Los dos personajes examinados más en detalle en el estudio de Rasula son Picabia y Kurt Schwitters, un francés y un alemán. No se trata de elecciones arbitrarias: el dadaísmo fue enfáticamente internacionalista, pero, aun así, a veces el Dadá alemán y el francés parecían dos criaturas diferentes. El alemán era más agresivo, más receptivo a la política radical, más dispuesto a pelear y a salir a la calle, mientras que el francés se reía más de sí mismo, era más teatral. Tanto Picabia como Schwitters representan casos excepcionales: son dadaístas precoces y proveedores del espíritu rebelde esencial, en parte estadounidense en el caso de Picabia, y próximo al arte popular en el de Schwitters.
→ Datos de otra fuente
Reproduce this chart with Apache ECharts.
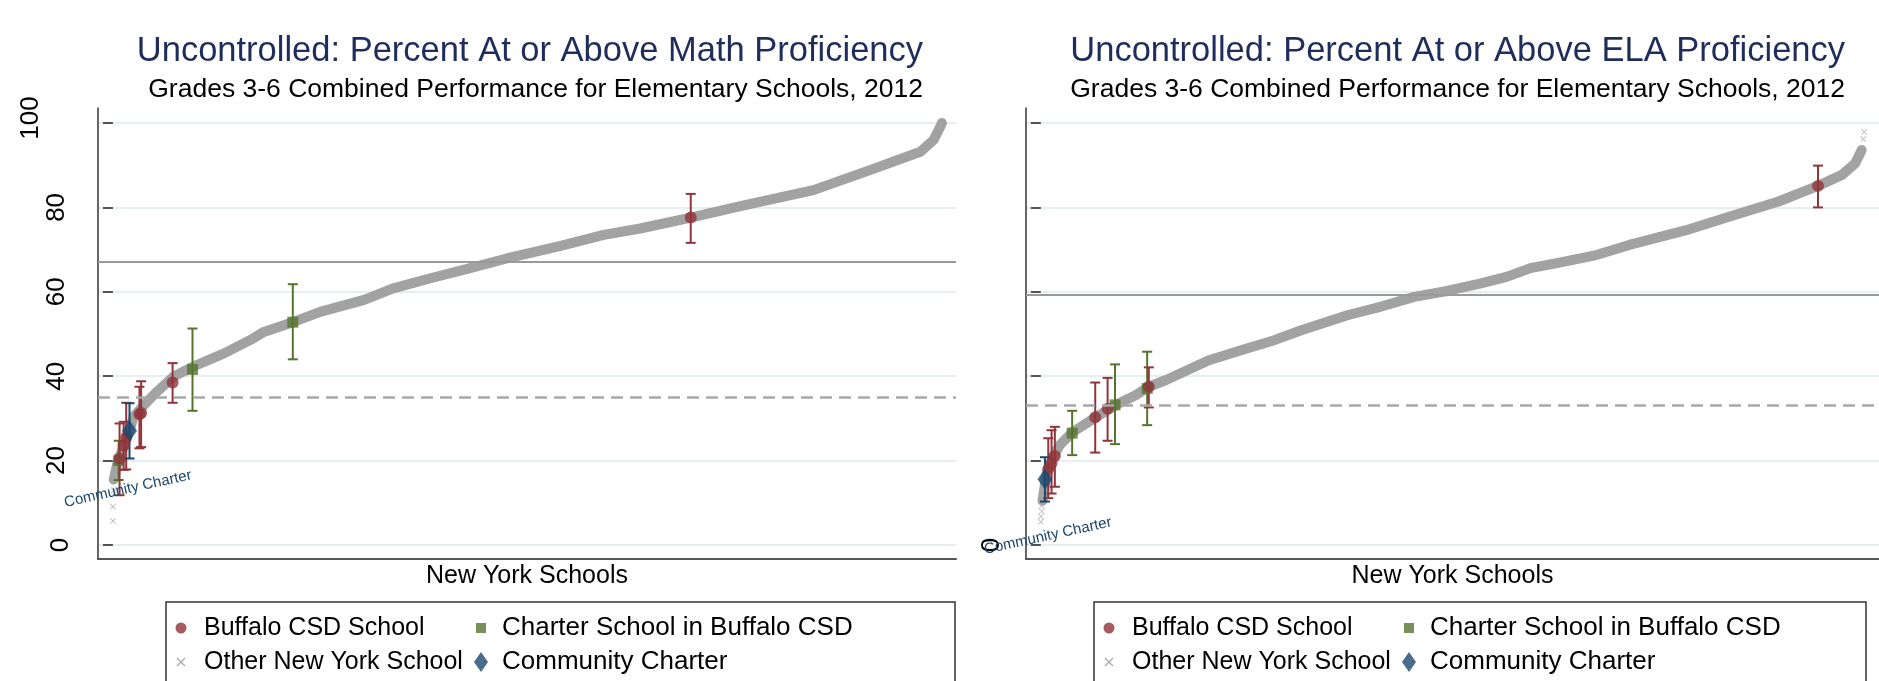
<!DOCTYPE html>
<html>
<head>
<meta charset="UTF-8">
<title>Percent At or Above Proficiency</title>
<style>
  html, body { margin: 0; padding: 0; background: #fff; }
  #main { width: 1879px; height: 681px; }
</style>
</head>
<body>
<div id="main"></div>
<script src="https://cdn.jsdelivr.net/npm/echarts@6/dist/echarts.min.js"></script>
<script>
// x = school rank as a percentile (0 = lowest school), y = percent proficient

// ---- Math panel ----
var mathCurveRank  = [0.1, 0.5, 1.2, 1.9, 2.5, 3.9, 5.3, 7.3, 9.7, 13.4, 16.6, 18.2, 21.7, 25.1, 30.3, 33.8, 38.3, 43.1, 47.5, 54.0, 59.2, 63.6, 69.7, 75.7, 84.5, 91.4, 97.4, 99.0, 99.8, 100];
var mathCurveScore = [15.5, 19.0, 23.0, 26.5, 30.4, 33.5, 36.3, 39.9, 42.3, 45.4, 48.6, 50.5, 52.8, 55.3, 58.1, 60.8, 63.2, 65.6, 67.9, 70.9, 73.5, 75.0, 77.6, 80.3, 84.1, 88.9, 93.2, 96.0, 99.1, 100];
var mathOtherRank  = [0.0, 0.0, 0.1, 99.9, 100];
var mathOtherScore = [5.7, 9.1, 13.0, 99.5, 100.4];

var mathBuffaloRank  = [0.8, 1.3, 1.6, 3.2, 3.4, 7.2, 69.7];
var mathBuffaloScore = [20.5, 23.5, 25.5, 31.0, 31.3, 38.5, 77.6];
var mathBuffaloLow   = [11.8, 17.8, 17.9, 22.9, 23.2, 33.7, 71.6];
var mathBuffaloHigh  = [28.8, 29.2, 33.7, 37.5, 38.8, 43.1, 83.2];

var mathCharterRank  = [0.7, 9.6, 21.7];
var mathCharterScore = [20.0, 41.6, 52.8];
var mathCharterLow   = [15.4, 31.8, 44.0];
var mathCharterHigh  = [24.7, 51.3, 61.8];

var mathCommunityRank  = [2.0];
var mathCommunityScore = [27.1];
var mathCommunityLow   = [20.5];
var mathCommunityHigh  = [33.6];

var mathStateLine = 67.2;
var mathBuffaloLine = 35.1;

// ---- ELA panel ----
var elaCurveRank  = [0.2, 0.7, 1.5, 2.3, 3.9, 5.5, 7.1, 9.5, 11.5, 13.1, 15.2, 19.2, 20.4, 24.4, 28.4, 31.6, 37.3, 41.3, 45.3, 49.3, 53.4, 56.6, 59.4, 62.6, 67.4, 71.4, 78.3, 83.5, 89.5, 94.3, 97.2, 98.8, 99.6];
var elaCurveScore = [10.5, 17.0, 20.9, 23.7, 26.8, 28.8, 30.8, 33.6, 35.5, 37.5, 39.1, 42.7, 43.8, 46.2, 48.6, 50.9, 54.5, 56.5, 58.8, 60.2, 62.0, 63.6, 65.6, 66.8, 68.7, 71.1, 74.6, 77.8, 81.4, 85.1, 87.7, 90.4, 93.6];
var elaOtherRank  = [0.0, 0.0, 0.1, 0.1, 99.8, 99.9];
var elaOtherScore = [5.5, 6.8, 8.0, 9.3, 96.2, 97.9];

var elaBuffaloRank  = [0.9, 1.3, 1.7, 6.6, 8.1, 13.1, 94.3];
var elaBuffaloScore = [18.0, 19.4, 21.1, 30.3, 32.3, 37.5, 85.1];
var elaBuffaloLow   = [11.1, 12.2, 13.8, 21.9, 24.7, 32.6, 80.0];
var elaBuffaloHigh  = [25.3, 27.2, 28.0, 38.5, 39.6, 42.1, 89.9];

var elaCharterRank  = [3.8, 9.0, 12.9];
var elaCharterScore = [26.5, 33.2, 37.1];
var elaCharterLow   = [21.3, 23.9, 28.4];
var elaCharterHigh  = [31.8, 42.8, 45.8];

var elaCommunityRank  = [0.5];
var elaCommunityScore = [15.6];
var elaCommunityLow   = [10.3];
var elaCommunityHigh  = [20.8];

var elaStateLine = 59.2;
var elaBuffaloLine = 33.1;

var FONT = '"Liberation Sans", Arial, Helvetica, sans-serif';
var RED = '#90353b', GREEN = '#55752f', NAVY = '#1a476f', CURVE = '#a2a2a2', GRIDC = '#e6eef0';
var XMARK = 'path://M1,0 L5,4 L9,0 L10,1 L6,5 L10,9 L9,10 L5,6 L1,10 L0,9 L4,5 L0,1 Z';

function pts(xs, ys) { return xs.map(function (x, i) { return [x, ys[i]]; }); }
function bars(xs, lo, hi) { return xs.map(function (x, i) { return [x, lo[i], hi[i]]; }); }

function errorBar(color) {
	return function (params, api) {
		var lo = api.coord([api.value(0), api.value(1)]);
		var hi = api.coord([api.value(0), api.value(2)]);
		var w = 5;
		var st = { stroke: color, lineWidth: 2 };
		return {
			type: 'group',
			children: [
				{ type: 'line', shape: { x1: lo[0], y1: lo[1], x2: hi[0], y2: hi[1] }, style: st },
				{ type: 'line', shape: { x1: hi[0] - w, y1: hi[1], x2: hi[0] + w, y2: hi[1] }, style: st },
				{ type: 'line', shape: { x1: lo[0] - w, y1: lo[1], x2: lo[0] + w, y2: lo[1] }, style: st }
			]
		};
	};
}

function panelSeries(ax, d) {
	return [
		{
			type: 'line', xAxisIndex: ax, yAxisIndex: ax, data: [], z: 1, silent: true,
			markLine: {
				symbol: 'none', silent: true, label: { show: false },
				data: [
					{ yAxis: d.state, lineStyle: { color: '#9a9a9a', width: 2, type: 'solid' } },
					{ yAxis: d.buffalo, lineStyle: { color: '#a8a8a8', width: 2.5, type: [12, 7] } }
				]
			}
		},
		{
			name: 'Other New York School', type: 'line', xAxisIndex: ax, yAxisIndex: ax, z: 2,
			data: pts(d.curveX, d.curveY), showSymbol: false, symbol: 'none', silent: true,
			lineStyle: { color: CURVE, width: 10, cap: 'round', join: 'round' }
		},
		{
			name: 'Other New York School', type: 'scatter', xAxisIndex: ax, yAxisIndex: ax, z: 2,
			data: pts(d.otherX, d.otherY), symbol: XMARK, symbolSize: 6, itemStyle: { color: '#a8a8a8' }
		},
		{ name: 'ci green', type: 'custom', xAxisIndex: ax, yAxisIndex: ax, z: 3, renderItem: errorBar(GREEN), data: bars(d.chX, d.chLo, d.chHi) },
		{ name: 'ci red', type: 'custom', xAxisIndex: ax, yAxisIndex: ax, z: 3, renderItem: errorBar(RED), data: bars(d.buX, d.buLo, d.buHi) },
		{ name: 'ci navy', type: 'custom', xAxisIndex: ax, yAxisIndex: ax, z: 3, renderItem: errorBar(NAVY), data: bars(d.coX, d.coLo, d.coHi) },
		{
			name: 'Charter School in Buffalo CSD', type: 'scatter', xAxisIndex: ax, yAxisIndex: ax, z: 4,
			data: pts(d.chX, d.chY), symbol: 'rect', symbolSize: 11, itemStyle: { color: GREEN }
		},
		{
			name: 'Buffalo CSD School', type: 'scatter', xAxisIndex: ax, yAxisIndex: ax, z: 4,
			data: pts(d.buX, d.buY), symbol: 'circle', symbolSize: 12, itemStyle: { color: RED }
		},
		{
			name: 'Community Charter', type: 'scatter', xAxisIndex: ax, yAxisIndex: ax, z: 4,
			data: pts(d.coX, d.coY), symbol: 'diamond', symbolSize: [15, 21], itemStyle: { color: NAVY }
		}
	];
}

var mathData = {
	state: mathStateLine, buffalo: mathBuffaloLine,
	curveX: mathCurveRank, curveY: mathCurveScore, otherX: mathOtherRank, otherY: mathOtherScore,
	buX: mathBuffaloRank, buY: mathBuffaloScore, buLo: mathBuffaloLow, buHi: mathBuffaloHigh,
	chX: mathCharterRank, chY: mathCharterScore, chLo: mathCharterLow, chHi: mathCharterHigh,
	coX: mathCommunityRank, coY: mathCommunityScore, coLo: mathCommunityLow, coHi: mathCommunityHigh
};
var elaData = {
	state: elaStateLine, buffalo: elaBuffaloLine,
	curveX: elaCurveRank, curveY: elaCurveScore, otherX: elaOtherRank, otherY: elaOtherScore,
	buX: elaBuffaloRank, buY: elaBuffaloScore, buLo: elaBuffaloLow, buHi: elaBuffaloHigh,
	chX: elaCharterRank, chY: elaCharterScore, chLo: elaCharterLow, chHi: elaCharterHigh,
	coX: elaCommunityRank, coY: elaCommunityScore, coLo: elaCommunityLow, coHi: elaCommunityHigh
};

var PLOT_W = 858;
var PANEL_X = [98, 1026];

function frameX(g) {
	return {
		gridIndex: g, type: 'value', min: -1.8, max: 101.7,
		axisLine: { show: true, onZero: false, lineStyle: { color: '#555', width: 2 } },
		axisTick: { show: false }, axisLabel: { show: false }, splitLine: { show: false },
		name: 'New York Schools', nameLocation: 'middle', nameGap: 5,
		nameTextStyle: { fontFamily: FONT, fontSize: 25, color: '#000', verticalAlign: 'top' }
	};
}
function frameY(g) {
	return {
		gridIndex: g, type: 'value', min: 0, max: 1,
		axisLine: { show: true, onZero: false, lineStyle: { color: '#333', width: 1.5 } },
		axisTick: { show: false }, axisLabel: { show: false }, splitLine: { show: false }
	};
}
function dataX(g) {
	return { gridIndex: g, type: 'value', min: -1.8, max: 101.7, show: false };
}
function dataY(g, pad) {
	var base = { fontFamily: FONT, fontSize: 26, color: '#000' };
	return {
		gridIndex: g, type: 'value', min: 0, max: 100, interval: 20,
		axisLine: { show: false },
		axisTick: { show: true, length: 10, lineStyle: { color: '#222', width: 1.5 } },
		splitLine: { show: true, lineStyle: { color: GRIDC, width: 2 } },
		axisLabel: {
			rotate: 90, margin: pad[0],
			formatter: function (v) {
				var k = v === 0 ? 'a' : (v === 100 ? 'c' : 'b');
				return '{' + k + '|' + v + '}';
			},
			rich: {
				a: Object.assign({ padding: [0, 0, 0, 0] }, base),
				b: Object.assign({ padding: [0, 0, pad[1], 0] }, base),
				c: Object.assign({ padding: [0, 0, pad[2], pad[3]] }, base)
			}
		}
	};
}

function legendItem(name, icon, color, left, top, w, h, gap, size) {
	return {
		left: left, top: top, itemWidth: w, itemHeight: h, selectedMode: false,
		data: [{ name: name, icon: icon, itemStyle: { color: color } }],
		textStyle: { fontFamily: FONT, fontSize: size, color: '#000', lineHeight: 28, padding: [0, 0, 0, gap] }
	};
}
function panelLegends(dx) {
	return [
		legendItem('Buffalo CSD School', 'circle', RED, 170.5 + dx, 609, 11, 11, 12.5, 25),
		legendItem('Charter School in Buffalo CSD', 'rect', GREEN, 471 + dx, 609, 10, 10, 11, 26),
		legendItem('Other New York School', XMARK, '#aaaaaa', 171.5 + dx, 643, 9, 9, 13.5, 25),
		legendItem('Community Charter', 'diamond', NAVY, 469 + dx, 643, 14, 20, 9, 26)
	];
}

function titleTexts(rx, main) {
	return [
		{ type: 'text', x: rx, y: 51, style: { text: main, font: '34.5px ' + FONT, fill: '#1f2d5c', textAlign: 'right', textVerticalAlign: 'middle' } },
		{ type: 'text', x: rx, y: 90, style: { text: 'Grades 3-6 Combined Performance for Elementary Schools, 2012', font: '26.5px ' + FONT, fill: '#000', textAlign: 'right', textVerticalAlign: 'middle' } }
	];
}

var chart = echarts.init(document.getElementById('main'), null, { renderer: 'canvas' });
var option = {
	animation: false,
	backgroundColor: '#fff',
	grid: [
		{ left: PANEL_X[0], top: 108, width: PLOT_W, height: 451 },
		{ left: PANEL_X[0], top: 123, width: PLOT_W, height: 422 },
		{ left: PANEL_X[1], top: 108, width: PLOT_W, height: 451 },
		{ left: PANEL_X[1], top: 123, width: PLOT_W, height: 422 }
	],
	xAxis: [frameX(0), dataX(1), frameX(2), dataX(3)],
	yAxis: [frameY(0), dataY(1, [24, 4, 30, 10]), frameY(2), dataY(3, [21, 22, 22, 0])],
	legend: panelLegends(0).concat(panelLegends(928)),
	series: panelSeries(1, mathData).concat(panelSeries(3, elaData)),
	graphic: titleTexts(923, 'Uncontrolled: Percent At or Above Math Proficiency')
		.concat(titleTexts(1845, 'Uncontrolled: Percent At or Above ELA Proficiency'))
		.concat([
			// the left image overlaps the right one's tick labels
			{ type: 'rect', z: 100, shape: { x: 957, y: 95, width: 24, height: 435 }, style: { fill: '#fff' } },
			{ type: 'rect', shape: { x: 166, y: 602, width: 789, height: 100 }, style: { fill: 'none', stroke: '#333', lineWidth: 1.5 } },
			{ type: 'rect', shape: { x: 1094, y: 602, width: 772, height: 100 }, style: { fill: 'none', stroke: '#333', lineWidth: 1.5 } },
			{ type: 'text', x: 128, y: 489, rotation: 0.215, z: 50, style: { text: 'Community Charter', font: '15px ' + FONT, fill: NAVY, textAlign: 'center', textVerticalAlign: 'middle' } },
			{ type: 'text', x: 1048, y: 536, rotation: 0.215, z: 50, style: { text: 'Community Charter', font: '15px ' + FONT, fill: NAVY, textAlign: 'center', textVerticalAlign: 'middle' } }
		])
};
chart.setOption(option);
</script>
</body>
</html>
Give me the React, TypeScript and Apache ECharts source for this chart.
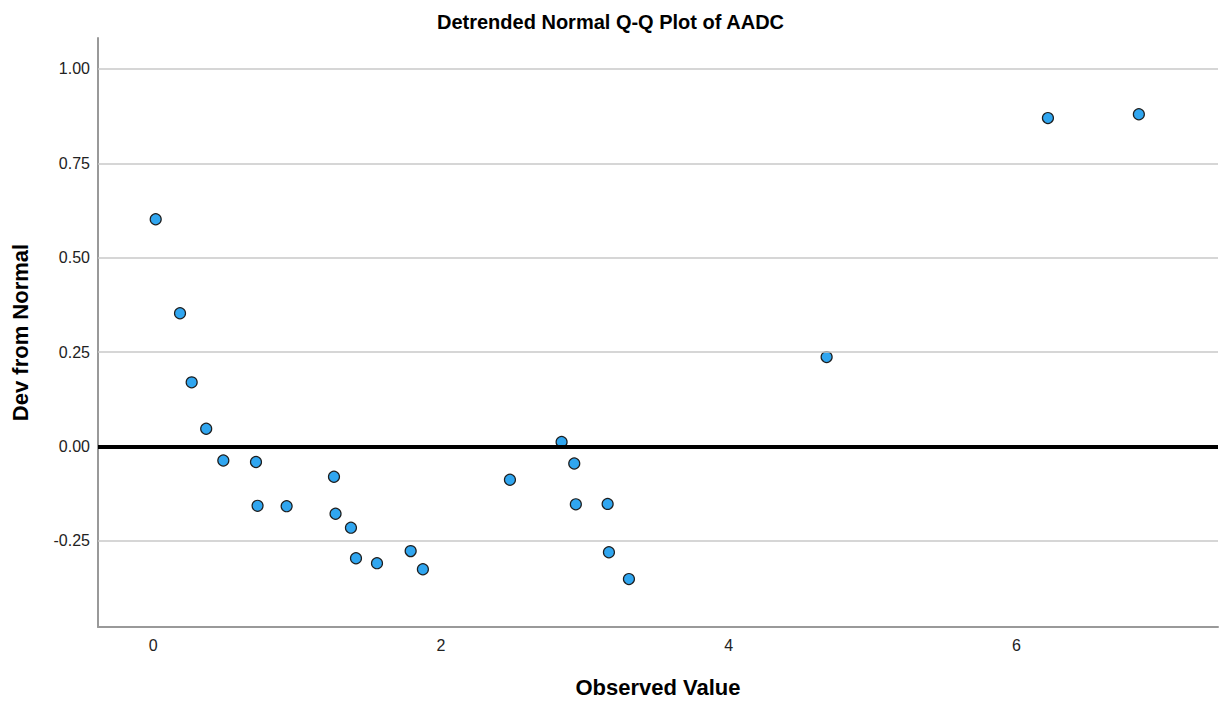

Algunos de los movimientos artísticos escindidos del dadaísmo fraguaron en la arquitectura (por ejemplo, los edificios de Marcel Janco en Bucarest), mientras que sus parientes próximos, como el futurismo y el constructivismo, acabaron asimilados o aniquilados por el fascismo o el comunismo. Ambos se convirtieron al instante en momentos históricos y comprometidos, a diferencia del dadaísmo, que sigue siendo un movimiento demasiado rápido como para estarse quieto lo suficiente para quedar fijado en sus productos o en historias, incluidas las de algunos de sus fundadores. En este empeño por no adquirir un estilo distintivo propio, el dadaísmo fue pionero de una tipografía específica. Jed Rasula concluye su investigación con una nota ambigua y nostálgica, que no es tanto nostalgia por sus protagonistas, como un conmovedor lamento por tener que abandonarlos.
Dadá. El cambio radical del siglo XX sigue de cerca a sus personajes y los abstrae de la historia y la política (casi siempre hostiles) en las cuales hacían arte. Es asombroso que Rasula haya conseguido escribir, en un lienzo tan pequeño, una historia del siglo XX que arranca en el punto en el que acaba el siglo XIX de Peter Gay en La experiencia burguesa. De Victoria a Freud. De una manera fantasmagórica y dadaísta, la mirada del autor se parece también a la de Barbara Tuchman en Un espejo lejano, un inquietante examen del «calamitoso siglo XIV». Quizá el propio Tiempo sea Dadá.